I pulled myself up into a seated position and felt a huge bump beginning to form on my chin. My back hurt. My stomach seemed to have twisted and dropped. And my legs felt as if they'd had a visit from Tonya Harding's old boyfriend.
I picked myself up, thanked the man for checking on me, and slowly headed onto the train.
I realize that I'm totally lucky. In fact, I have no idea how I walked away with just scratches and bruises. People die that way.
"Yeah!" my brother agreed. "Remember 'Exorcist?'"
I went home and told my roommates what happened. I was most interested in the feedback from Robert, who's in residency at Columbia Presbyterian. I sat in my room with a bag of frozen peas under my chin and uttered into the hallway, "Robert?
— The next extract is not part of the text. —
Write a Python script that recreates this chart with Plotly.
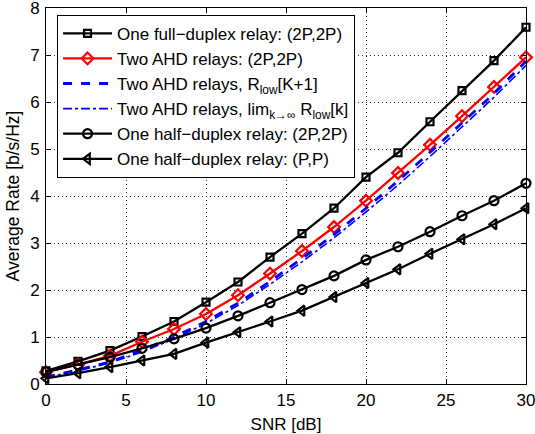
import plotly.graph_objects as go

snr = [0, 2, 4, 6, 8, 10, 12, 14, 16, 18, 20, 22, 24, 26, 28, 30]
full_duplex = [0.28, 0.48, 0.71, 1.01, 1.33, 1.74, 2.17, 2.70, 3.20, 3.74, 4.40, 4.92, 5.58, 6.24, 6.88, 7.59]
ahd_two = [0.25, 0.41, 0.60, 0.90, 1.17, 1.49, 1.89, 2.35, 2.83, 3.34, 3.90, 4.49, 5.09, 5.70, 6.32, 6.95]
ahd_rlow = [0.15, 0.30, 0.47, 0.72, 1.00, 1.33, 1.72, 2.18, 2.67, 3.18, 3.74, 4.32, 4.93, 5.55, 6.18, 6.87]
ahd_lim = [0.14, 0.28, 0.45, 0.68, 0.96, 1.29, 1.67, 2.12, 2.60, 3.11, 3.66, 4.23, 4.84, 5.46, 6.10, 6.78]
hd_2p = [0.26, 0.41, 0.57, 0.76, 0.96, 1.19, 1.45, 1.73, 2.01, 2.30, 2.64, 2.92, 3.24, 3.58, 3.90, 4.27]
hd_p = [0.12, 0.23, 0.36, 0.50, 0.64, 0.88, 1.10, 1.33, 1.56, 1.85, 2.15, 2.44, 2.77, 3.08, 3.40, 3.74]

x_ticks = [0, 5, 10, 15, 20, 25, 30]
y_ticks = [0, 1, 2, 3, 4, 5, 6, 7, 8]

names = [
    "One full\u2212duplex relay: (2P,2P)",
    "Two AHD relays: (2P,2P)",
    "Two AHD relays, R<sub>low</sub>[K+1]",
    "Two AHD relays, lim<sub>k\u2192\u221e</sub> R<sub>low</sub>[k]",
    "One half\u2212duplex relay: (2P,2P)",
    "One half\u2212duplex relay: (P,P)",
]

fig = go.Figure()
fig.add_trace(go.Scatter(x=snr, y=full_duplex, name=names[0], mode="lines+markers", cliponaxis=False,
                         line=dict(color="black", width=2.3),
                         marker=dict(symbol="square-open", size=7, color="black", line=dict(width=2.2))))
fig.add_trace(go.Scatter(x=snr, y=ahd_two, name=names[1], mode="lines+markers", cliponaxis=False,
                         line=dict(color="red", width=2.3),
                         marker=dict(symbol="diamond-open", size=9, color="red", line=dict(width=2.2))))
fig.add_trace(go.Scatter(x=snr, y=ahd_rlow, name=names[2], mode="lines",
                         line=dict(color="blue", width=2.8, dash="dash")))
fig.add_trace(go.Scatter(x=snr, y=ahd_lim, name=names[3], mode="lines",
                         line=dict(color="blue", width=1.6, dash="dashdot")))
fig.add_trace(go.Scatter(x=snr, y=hd_2p, name=names[4], mode="lines+markers", cliponaxis=False,
                         line=dict(color="black", width=2.3),
                         marker=dict(symbol="circle-open", size=9, color="black", line=dict(width=2.2))))
fig.add_trace(go.Scatter(x=snr, y=hd_p, name=names[5], mode="lines+markers", cliponaxis=False,
                         line=dict(color="black", width=2.3),
                         marker=dict(symbol="triangle-left-open", size=9, color="black", line=dict(width=2.2))))

axis_common = dict(
    showline=True, linecolor="black", linewidth=1, mirror="ticks",
    ticks="inside", ticklen=5, tickcolor="black",
    showgrid=True, gridcolor="#333333", griddash="1px,3px", gridwidth=1,
    zeroline=False, tickfont=dict(size=17, color="black"), automargin=False,
    ticklabeloverflow="allow",
)

fig.update_layout(
    width=535, height=434,
    margin=dict(l=46, r=9, t=8, b=50),
    paper_bgcolor="white", plot_bgcolor="white",
    font=dict(family="Liberation Sans, Arial, sans-serif", color="black", size=17),
    showlegend=True,
    legend=dict(x=0.023, y=0.982, xanchor="left", yanchor="top",
                bgcolor="white", bordercolor="black", borderwidth=1,
                font=dict(size=17), tracegroupgap=0, itemwidth=49),
)
fig.update_xaxes(range=[0, 30], tickvals=x_ticks, ticklabelstandoff=1,
                 title=dict(text="SNR [dB]", standoff=8, font=dict(size=17)), **axis_common)
fig.update_yaxes(range=[0, 8], tickvals=y_ticks, ticklabelstandoff=2,
                 title=dict(text="Average Rate [b/s/Hz]", standoff=6, font=dict(size=17.5)), **axis_common)

fig.write_html("out.html", config={"displayModeBar": False},
               post_script="document.body.style.margin='0';document.body.style.overflow='hidden';")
I think you should know... I fell down the stairs..."
He rushed in and began firing questions:
Do you remember everything? Did you black out? How badly do things hurt? Can you move alright?
Now I look with disdain at the sign warning "Hold Handrail! 75% of subway injuries are caused by slips, trips, and falls!"
In the past couple weeks, the bruises on my leg have gone from purple, to blue, to green. The knot on my chin is now the size of a kidney bean. I am now a big fan of holding the handrail. And I no longer covet Cathy's yellow piece of plastic.